The two public meetings held to discuss the potential rezoning of SoHo and NoHo have been predictably tense and boisterous, with artist loft residents in particular worrying that they will be pushed out by landlords seeking higher rents. But alongside the city's public engagement process, the de Blasio administration has been holding a parallel set of talks: a series of closed-door meetings where local elected officials and large organizations are hashing out issues around a future plan.
The private meetings have been held since early January, by an advisory group convened by city planning officials, Manhattan Borough President Gale Brewer and Council Member Margaret Chin. The group includes a range of organizations, including neighborhood associations, community and cultural organizations, as well as two controversial stakeholders with significant real estate interests in the neighborhood: New York University and the Real Estate Board of New York.
To date, there have been roughly six of these private meetings, according to one source. Members of the advisory group were instructed not to discuss any of the meetings with the press.

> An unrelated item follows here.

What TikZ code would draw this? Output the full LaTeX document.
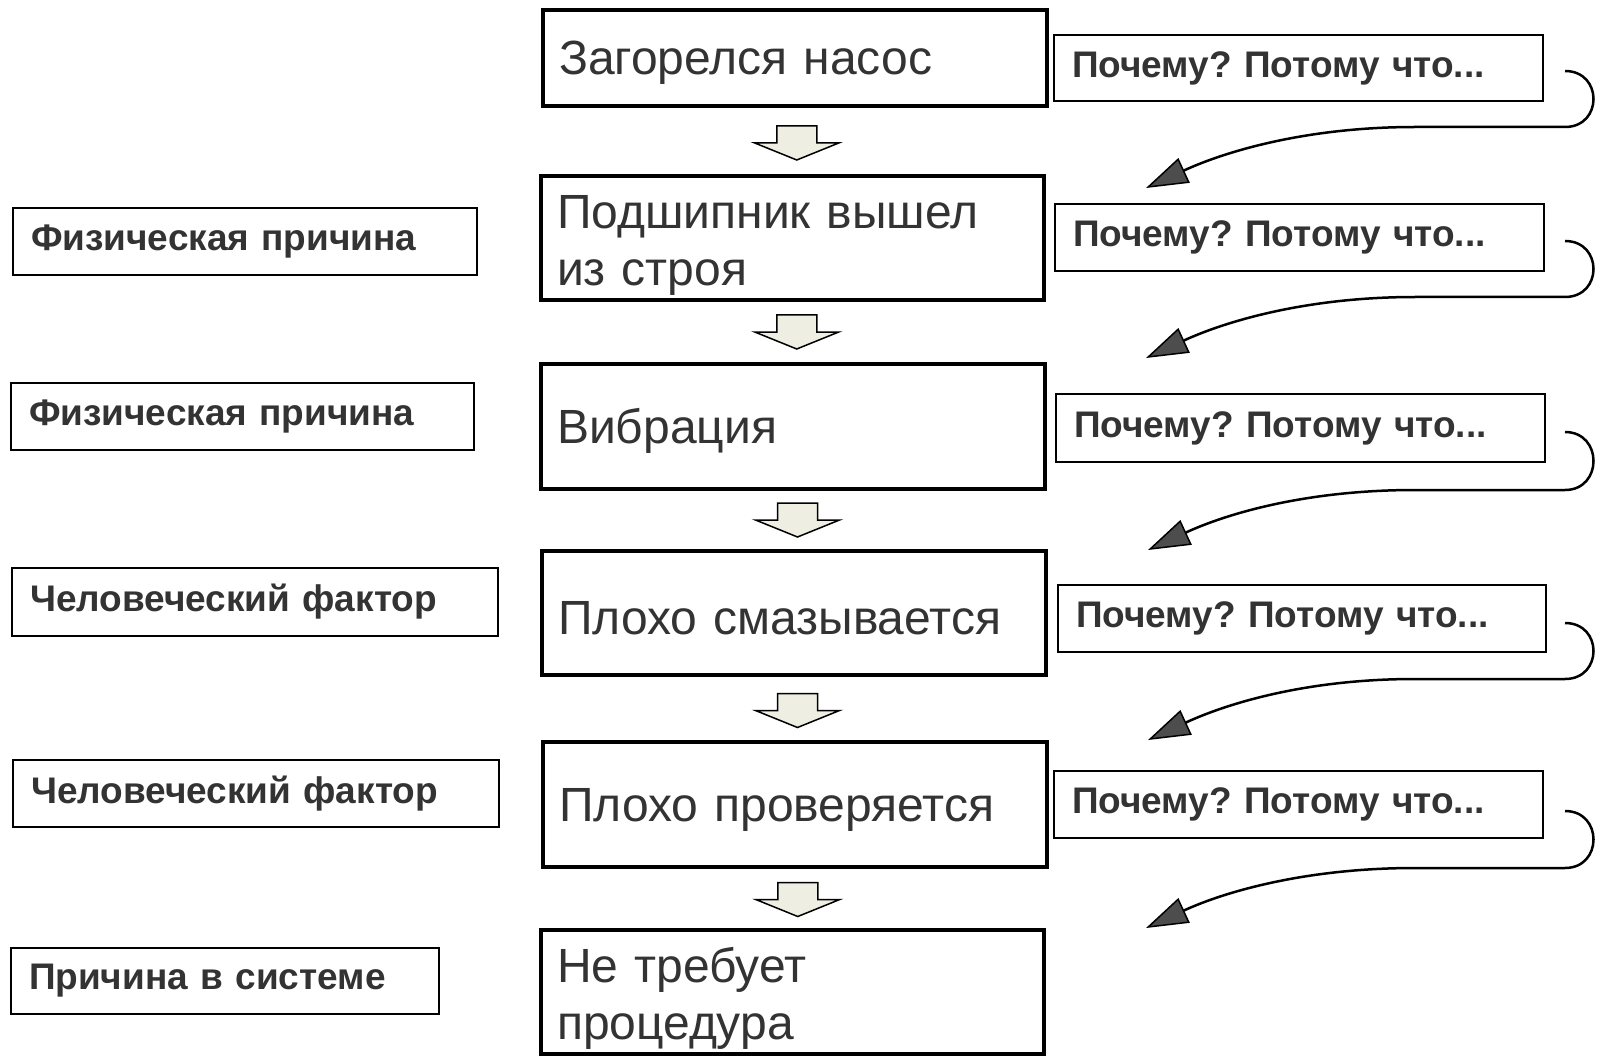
\documentclass[tikz,border=0pt]{standalone}
\usepackage{fontspec}
\setmainfont{Liberation Sans}
\usetikzlibrary{arrows.meta,calc}
\frenchspacing
\definecolor{txt}{HTML}{333333}
\definecolor{beige}{HTML}{EEEEE2}
\definecolor{headgray}{HTML}{4D4D4D}
\newcommand{\topstrut}{\rule{0pt}{48pt}}
\newcommand{\lowstrut}{\rule{0pt}{43pt}}
\tikzset{
  mainbox/.style={draw=black, line width=4pt, fill=white, text=txt,
    font=\fontsize{48}{57}\selectfont, align=left, inner xsep=16pt, inner ysep=0pt},
  whybox/.style={draw=black, line width=1.5pt, text=txt,
    font=\fontsize{37}{44}\selectfont\bfseries, align=left, inner xsep=18pt, inner ysep=0pt},
  sidebox/.style={whybox},
  whyloop/.style={line width=2.5pt, -{Triangle[length=42pt,width=27pt,fill=headgray,line width=1.5pt]}},
  barrow/.pic={\draw[fill=beige, line width=1.5pt, line join=miter]
    (-20,-17) -- (20,-17) -- (20,0) -- (42,0) -- (0,17) -- (-42,0) -- (-20,0) -- cycle;}
}
\begin{document}
\begin{tikzpicture}[x=1pt,y=-1pt]
\useasboundingbox (0,0) rectangle (1597,1056);
% main chain
\node[mainbox, text width=472pt, minimum height=96pt] (m1) at (795,58) {\lowstrut Загорелся насос};
\node[mainbox, text width=471pt, minimum height=124pt] (m2) at (792.5,238) {\topstrut Подшипник вышел\\из строя};
\node[mainbox, text width=472pt, minimum height=125pt] (m3) at (793,426.5) {\lowstrut Вибрация};
\node[mainbox, text width=472pt, minimum height=124pt] (m4) at (794,613) {\lowstrut Плохо смазывается};
\node[mainbox, text width=472pt, minimum height=125pt] (m5) at (795,804.5) {\lowstrut Плохо проверяется};
\node[mainbox, text width=471pt, minimum height=124pt] (m6) at (792.5,992) {\topstrut Не требует\\процедура};
% why boxes
\node[whybox, text width=453pt, minimum height=66pt] (w1) at (1298.5,68) {Почему? Потому что...};
\node[whybox, text width=453pt, minimum height=67pt] (w2) at (1299.5,237.5) {Почему? Потому что...};
\node[whybox, text width=453pt, minimum height=68pt] (w3) at (1300.5,428) {Почему? Потому что...};
\node[whybox, text width=452pt, minimum height=67pt] (w4) at (1302,618.5) {Почему? Потому что...};
\node[whybox, text width=453pt, minimum height=67pt] (w5) at (1298.5,804.5) {Почему? Потому что...};
% side boxes
\node[sidebox, text width=428pt, minimum height=67pt] (s1) at (245,241.5) {Физическая причина};
\node[sidebox, text width=427pt, minimum height=67pt] (s2) at (242.5,416.5) {Физическая причина};
\node[sidebox, text width=450pt, minimum height=68pt] (s3) at (255,602) {Человеческий фактор};
\node[sidebox, text width=450pt, minimum height=67pt] (s4) at (256,793.5) {Человеческий фактор};
\node[sidebox, text width=392pt, minimum height=66pt] (s5) at (225,981) {Причина в системе};
% block arrows between main boxes
\pic at ($(m1.south)!0.5!(m2.north)+(3,2)$) {barrow};
\pic at ($(m2.south)!0.5!(m3.north)+(4,0)$) {barrow};
\pic at ($(m3.south)!0.5!(m4.north)+(4,0)$) {barrow};
\pic at ($(m4.south)!0.5!(m5.north)+(3,2)$) {barrow};
\pic at ($(m5.south)!0.5!(m6.north)+(4,1)$) {barrow};
% curved why-arrows
\foreach \s/\e/\tx/\ty [count=\i] in {71/127/1146/188, 241/297/1146/358, 432/490/1148/550, 623/679/1148/740, 811/868/1146/928}{
  \coordinate (a\i) at (1565,\s);
  \coordinate (b\i) at (1565,\e);
  \coordinate (t\i) at (\tx,\ty);
  \draw[whyloop] (a\i) .. controls +(38,0) and +(38,0) .. (b\i) -- ++(-150,0)
     .. controls +(-110,0) and +(78,-36) .. (t\i);
}
\end{tikzpicture}
\end{document}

“I don’t know exactly what the group does or doesn’t discuss or how much it will affect the outcome here,” said Andrew Berman, the executive director of Greenwich Village Society for Historic Preservation (also known as Village Preservation), who has closely followed the planning process.
But Berman added, "I know a lot of people who participated in the public meetings that don’t feel that process is really giving them a voice.”
In New York City, matters related to land use, especially any having to do with a possible rezoning, are often fraught with suspicion. In the case of SoHo and NoHo, residents and loft artists have from the beginning accused city officials of leading them on a ppreordained process that could lead to the first comprehensive rezoning of the neighborhood in decades. Property owners have complained that the industrial zoning rules in SoHo and NoHo permit few as-of-right uses, requiring those seeking new retail or residential uses to apply for costly and time-consuming special exemptions and one-off variances; residents say the variance process is useful because it provides more public oversight of retail uses and planned developments.
This not the first time the city has tapped a closed-door advisory group to participate in a complicated land use process; most recently, a working group of stakeholders was assembled to help push through the 2017 rezoning of East Midtown. But the practice has set off alarms in a historic neighborhood with an old guard of residents and working artists who are highly sensitive to change, especially given how community groups in other neighborhoods such as Inwood have felt shut out of behind-the-scenes zoning negotiations.
The advisory group, suggests Tom Agnotti, professor of urban affairs and planning at Hunter College, is most likely an attempt to head off any major disputes before the start of the city's Uniform Land Use Review Procedure, the public review process for a rezoning. “DCP believes that they can inspire confidence by talking to people and answering all potential questions, even if they wind up talking circles around the issues," says Angotti. "It’s all about preventing a failed ULURP.”
It is not clear how the Department of City Planning selected the group's members. Village Preservation, which claims to be the largest membership group in the area that would be affected by a rezoning, asked to be on the advisory group but was denied. Berman, whose group has been a critic of rezoning efforts in the past, said the city never provided him with a reason.
“It’s striking that REBNY and NYU are included as members and we are not,” he said. “It seems to betray some kind of prejudice.”
Reached for comment, the Department of City Planning, Manhattan Borough President Gale Brewer and Councilmember Margaret Chin issued a joint statement on Tuesday:
"With about 90 applications for special permits, and another 60 variances filed with the Board of Standards and Appeals since 2000, the SoHo/NoHo neighborhood has obviously been the locus for development attention out of proportion to its size — and as a result has become a patchwork of styles and exemptions.
"The pre-planning working groups the Borough President has convened jointly with local council members and either EDC or DCP regarding the South Street Seaport, Midtown East, and the Garment Center have resulted in a holistic view of a neighborhood's future, and that's our goal here as well.
"The advisory group is one part of a process that includes everything from one-on-one conversations and special presentations to larger public meetings. It’s valuable to create a 'safe space' for stakeholders with competing interests to discuss their hopes as well as their fears for the future. All of this will inform a comprehensive public document that encompasses a 360-degree analysis and includes all points of view."
Under state open meetings laws, the advisory group is legal because it does not constitute a public body, according to Robert Freeman, executive director of the Committee on Open Government. However, under the Freedom of Information Act, correspondence from elected officials in the advisory group to its other members can be made public.
Not all of the advisory group members are happy about the gag order, but they face expulsion if they break the rule. Chuck DeLaney, one of the founders of Lower Manhattan Loft Tenants, said not speaking to the press about the advisory group's meetings was presented as a “preexisting term and condition” of membership. Still, he said he disagrees with the policy.
“I believe sunshine is the best disinfectant,” he said.
The next official meeting on SoHo and NoHo planning process takes place tonight, starting at 6 p.m. at 1 Centre Street. It is open to the public.